Warning

Hazard Symbol, poison warning (image from Wikipedia, in the public domain)Some time in the next two weeks the people of State College, Pennsylvania will wake to find dead birds dropping from the sky.

If all goes as planned there will be 15,000 dead starlings on rooftops, in gutters, on patios, in gardens, on parking lots, playsets and fields. 

No amount of advanced warning can prepare people for how appalling this will be but the U.S. Department of Agriculture is trying anyway.  Last week the Centre Daily Times and WJAC-TV announced that USDA has permission to poison the large flock of European starlings near University Park airport because they might pose an aviation hazard. 

Really?  Well, they caused a plane to return to the airport three years ago.  That incident did not result in a mass poisoning but last year’s crash-landing on the Hudson River has the FAA focused on bird strikes.  For them, poison is appealing because it looks like the problem is solved when thousands of birds die.  Unfortunately it’s not an effective long term solution compared to non-lethal methods.

But aren’t there laws protecting birds?  Yes, but not always.  European starlings are not protected because they are non-native and listed as a nuisance species.  USDA is even allowed to poison protected species if farmers claim the birds are damaging their crops.  

So will the poison be dangerous to people and pets?  It depends on who you ask.  USDA uses DRC-1339 which they say only kills starlings (or blackbirds or crows or whatever bird they happen to be targeting) but if that were the case how do you explain these warnings on the label and these rules for handling it?

  • Those who mix it with bait must wear respirators if they are dealing with a pound or more of it.
  • Bait must be carefully placed and removed to insure non-target species are not exposed.
  • Treated baits cannot be placed within 50 feet of water.  
  • It is prohibited to graze animals or grow crops on treated areas for 365 days.

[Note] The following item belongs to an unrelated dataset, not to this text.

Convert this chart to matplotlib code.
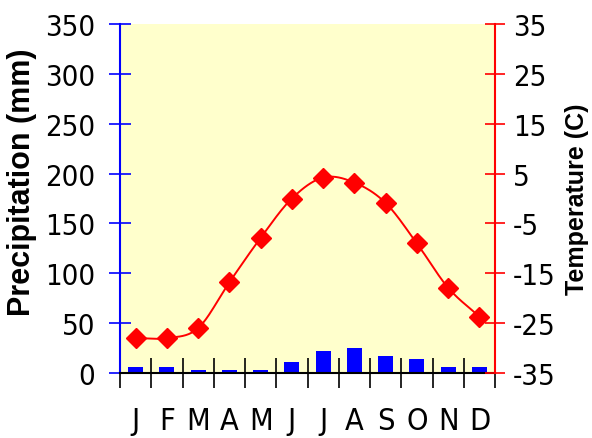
import numpy as np
import matplotlib
matplotlib.use("Agg")
import matplotlib.pyplot as plt

months = ["J", "F", "M", "A", "M", "J", "J", "A", "S", "O", "N", "D"]
precip_mm = [6, 6, 3, 3, 3, 11, 22, 25, 17, 14, 6, 6]
temp_c = [-28, -28, -26, -16.8, -7.9, 0, 4.2, 3.2, -0.9, -9, -17.9, -23.7]

plt.rcParams["axes.unicode_minus"] = False


def smooth(x, y, n=20):
    # catmull-rom through the points, like a spreadsheet "smoothed line"
    x = np.asarray(x, float)
    y = np.asarray(y, float)
    px = np.concatenate([[2 * x[0] - x[1]], x, [2 * x[-1] - x[-2]]])
    py = np.concatenate([[2 * y[0] - y[1]], y, [2 * y[-1] - y[-2]]])
    t = np.linspace(0, 1, n, endpoint=False)
    xs, ys = [], []
    for i in range(1, len(px) - 2):
        for p, out in ((px, xs), (py, ys)):
            p0, p1, p2, p3 = p[i - 1], p[i], p[i + 1], p[i + 2]
            out.extend(0.5 * (2 * p1 + (-p0 + p2) * t
                              + (2 * p0 - 5 * p1 + 4 * p2 - p3) * t ** 2
                              + (-p0 + 3 * p1 - 3 * p2 + p3) * t ** 3))
    xs.append(x[-1])
    ys.append(y[-1])
    return np.array(xs), np.array(ys)


tick_font = ["DejaVu Sans"]
label_font = ["Liberation Sans", "DejaVu Sans"]

fig = plt.figure(figsize=(5.92, 4.39), dpi=100)
ax = fig.add_axes([120 / 592, 1 - 374 / 439, 375 / 592, 349 / 439])
ax.set_facecolor("#ffffcc")

x = np.arange(len(months))
ax.bar(x, precip_mm, width=0.48, color="#0000ff", zorder=2)
ax.set_xlim(-0.5, 11.5)
ax.set_ylim(0, 350)
ax.set_yticks(np.arange(0, 351, 50))

# month letters under the bars, tick marks at the boundaries
ax.set_xticks(np.arange(-0.5, 12, 1))
ax.set_xticklabels([])
ax.set_xticks(x, minor=True)
ax.set_xticklabels(months, minor=True, fontsize=22, family=tick_font, fontstretch="condensed")
ax.tick_params(axis="x", which="major", direction="inout", length=22, width=1.2, color="black")
ax.tick_params(axis="x", which="minor", length=0, pad=24)

ax.tick_params(axis="y", direction="inout", length=16, width=1.2, color="#0000ff",
               labelsize=21, pad=10)
for lab in ax.get_yticklabels():
    lab.set_family(tick_font)
    lab.set_fontstretch("condensed")

ax.spines["top"].set_visible(False)
ax.spines["right"].set_visible(False)
ax.spines["left"].set_color("#0000ff")
ax.spines["left"].set_linewidth(1.5)
ax.spines["bottom"].set_color("black")
ax.spines["bottom"].set_linewidth(1.5)
ax.set_ylabel("Precipitation (mm)", fontsize=22, fontweight="bold", family=label_font)
ax.yaxis.set_label_coords(-0.222, 0.55)

ax2 = ax.twinx()
ax2.set_ylim(-35, 35)
ax2.set_yticks(np.arange(-35, 36, 10))
sx, sy = smooth(x, temp_c)
ax2.plot(sx, sy, color="#ff0000", lw=1.4, zorder=3)
ax2.plot(x, temp_c, ls="none", marker="D", ms=10, color="#ff0000", zorder=4)
for side in ("top", "left", "bottom"):
    ax2.spines[side].set_visible(False)
ax2.spines["right"].set_color("#ff0000")
ax2.spines["right"].set_linewidth(1.5)
ax2.tick_params(axis="y", direction="inout", length=14, width=1.2, color="#ff0000",
                labelsize=21, pad=6)
for lab in ax2.get_yticklabels():
    lab.set_family(tick_font)
    lab.set_fontstretch("condensed")
ax2.set_ylabel("Temperature (C)", fontsize=18, fontweight="bold", family=label_font)
ax2.yaxis.set_label_coords(1.187, 0.5)

fig.savefig("out.png", dpi=100)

The USDA will be as careful as possible, but the fact is that they’ll be putting DRC-1339 into thousands of portable poison containers (birds) who will fly around the surrounding area for a short time and deposit it by dying in unknown and unpredictable places.  It is impossible to fully control the process. 

Whenever they conduct one of these operations people are appalled and outraged and when they make their outrage known USDA is not asked back again for a very long time.  State College is about to go through this.  Stay tuned for the results. 

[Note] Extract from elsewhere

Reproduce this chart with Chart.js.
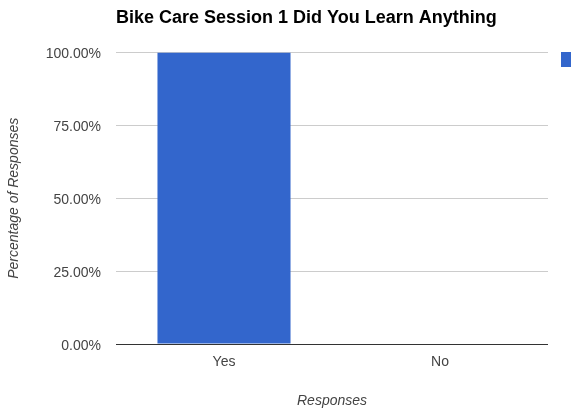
<!DOCTYPE html>
<html>
<head>
<meta charset="utf-8">
<script src="https://cdn.jsdelivr.net/npm/chart.js@4/dist/chart.umd.min.js"></script>
<style>
html,body{margin:0;padding:0;background:#fff;overflow:hidden;}
#wrap{width:571px;height:414px;position:relative;}
</style>
</head>
<body>
<div id="wrap"><canvas id="c" width="571" height="414"></canvas></div>
<script>
const chartTitle = 'Bike Care Session 1 Did You Learn Anything';
const categories = ['Yes', 'No'];
const seriesName = 'Percentage of Responses';
const seriesValues = [100, 0];
const yTickValues = [0, 25, 50, 75, 100];
const xAxisTitle = 'Responses';
const yAxisTitle = 'Percentage of Responses';

const FONT = 'Arial, "Liberation Sans", sans-serif';

new Chart(document.getElementById('c'), {
  type: 'bar',
  data: {
    labels: categories,
    datasets: [{
      label: seriesName,
      data: seriesValues,
      backgroundColor: '#3366cc',
      borderColor: '#3366cc',
      borderWidth: 0,
      categoryPercentage: 1,
      barPercentage: 0.616
    }]
  },
  options: {
    responsive: false,
    animation: false,
    layout: { padding: 0 },
    plugins: {
      title: {
        display: true,
        text: chartTitle,
        align: 'start',
        fullSize: false,
        color: '#000',
        font: { family: FONT, size: 18, weight: 'bold', lineHeight: 1.2 },
        padding: { top: 7, bottom: 24 }
      },
      legend: {
        display: true,
        position: 'right',
        align: 'start',
        fullSize: true,
        maxWidth: 23,
        title: {
          display: true,
          text: '',
          font: { size: 10, lineHeight: 1 },
          padding: { top: 29, bottom: 0 }
        },
        labels: {
          boxWidth: 15,
          boxHeight: 15,
          padding: 13,
          color: '#222',
          font: { family: FONT, size: 14 }
        }
      },
      tooltip: { enabled: false }
    },
    scales: {
      x: {
        grid: { display: false, drawTicks: false },
        border: { display: false },
        ticks: {
          color: '#444',
          padding: 10,
          font: { family: FONT, size: 14 }
        },
        title: {
          display: true,
          text: xAxisTitle,
          color: '#444',
          font: { family: FONT, size: 14, style: 'italic', lineHeight: 1.2 },
          padding: { top: 4, bottom: 4 }
        },
        afterFit: (s) => { s.height = 70; }
      },
      y: {
        min: 0,
        max: 100,
        afterBuildTicks: (s) => { s.ticks = yTickValues.map(v => ({ value: v })); },
        grid: {
          drawTicks: false,
          color: (ctx) => (ctx.tick && ctx.tick.value === 0) ? '#333' : '#cccccc',
          lineWidth: 1
        },
        border: { display: false },
        ticks: {
          color: '#444',
          padding: 15,
          labelOffset: 2,
          font: { family: FONT, size: 14 },
          callback: (v) => Number(v).toFixed(2) + '%'
        },
        title: {
          display: true,
          text: yAxisTitle,
          color: '#444',
          font: { family: FONT, size: 14, style: 'italic', lineHeight: 1.2 },
          padding: { top: 6, bottom: 6 }
        },
        afterFit: (s) => { s.width = 116; }
      }
    }
  }
});
</script>
</body>
</html>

OK, I’ll climb down from my soapbox now.  Just don’t say you haven’t been warned.

(image from Wikipedia, in the public domain, color altered)

8 thoughts on “Warning

  1. I wrote to the folks on that page. It might be out of their hands, but if they’re the ones who are working with the USDA on this, maybe they can request another method, like the falconry technique, or at least ask for a delay while they try other methods first. This just makes no sense to me at all. Why not do what is most humane AND effective?

  2. You know, I’m almost 64, and I don’t know if this really happened or not, but I seem to remember the police in Rochester NY, in the very early 50’s, shooting the starlings and then we kids would go an pick up the shell casings the next morning. I tried to google it and see if this was so, but didn’t come up with anything. I can’t imagine “dreaming” such a thing though. Perhaps someone knows if this was the case.

  3. If you write to the people at the airport, you’ll get a stock response in which they use an event that happened in *1960* as part of their justification for this poisoning. You’ll also get a song and dance about how the poison is safe. Oh, please. They don’t even address any suggestions for alternate methods, so you know it’s a form letter handed to them by the USDA. They’ll try to claim that all the birds will die at the roosting site. Really? The birds are just going to sit there for one to three days, without flying anywhere? Like over crops? Which is basically what I told them. Let’s hope their families and kids don’t eat the feces that will fall on crops before the birds die. Frankly, they should be the ones to explain to crying children why birds are falling out of the sky. Idiots.

  4. People who do these unforgiving acts do not anticipate the unforseen or unintended consequences or the aftermath of their deeds. There is no good doing it, thinking about it, and the ends here do not justify any of the things they are doing. Rachael Carson is forever right “the silent spring” . People just never learn or want to and don’t care. WE already intrude on so much land and air in nature. When you see Haiti now & the deforested areas it is so sad. It just perpetuates the misery already there. Faith Cornell

  5. Update, January 30, 2010:
    The poisoning plan was carried out but there is very little news about it, perhaps because the starlings didn’t die in a populated area. Here is one article that mentions it on Jan 28: http://www.wjactv.com/news/22369513/detail.html

    For those of you wondering who was responsible for it, the decisions or approval are made by the FAA with advice from USDA wildlife services. To me this indicates it’s not in the hands of local authorities.

    And for VERY interesting reading on the wildlife that actually damages aircraft, see this PDF: http://wildlife-mitigation.tc.faa.gov/wildlife/downloads/BASH90-08.pdf
    Check out page #48 in the document. It shows that only 16 people have died in 19 years of data collection and that “unknown birds,” Pelicans, Canada Geese and White-tailed Deer are what to worry about. Starlings didn’t make the human-death-or-injury list at all.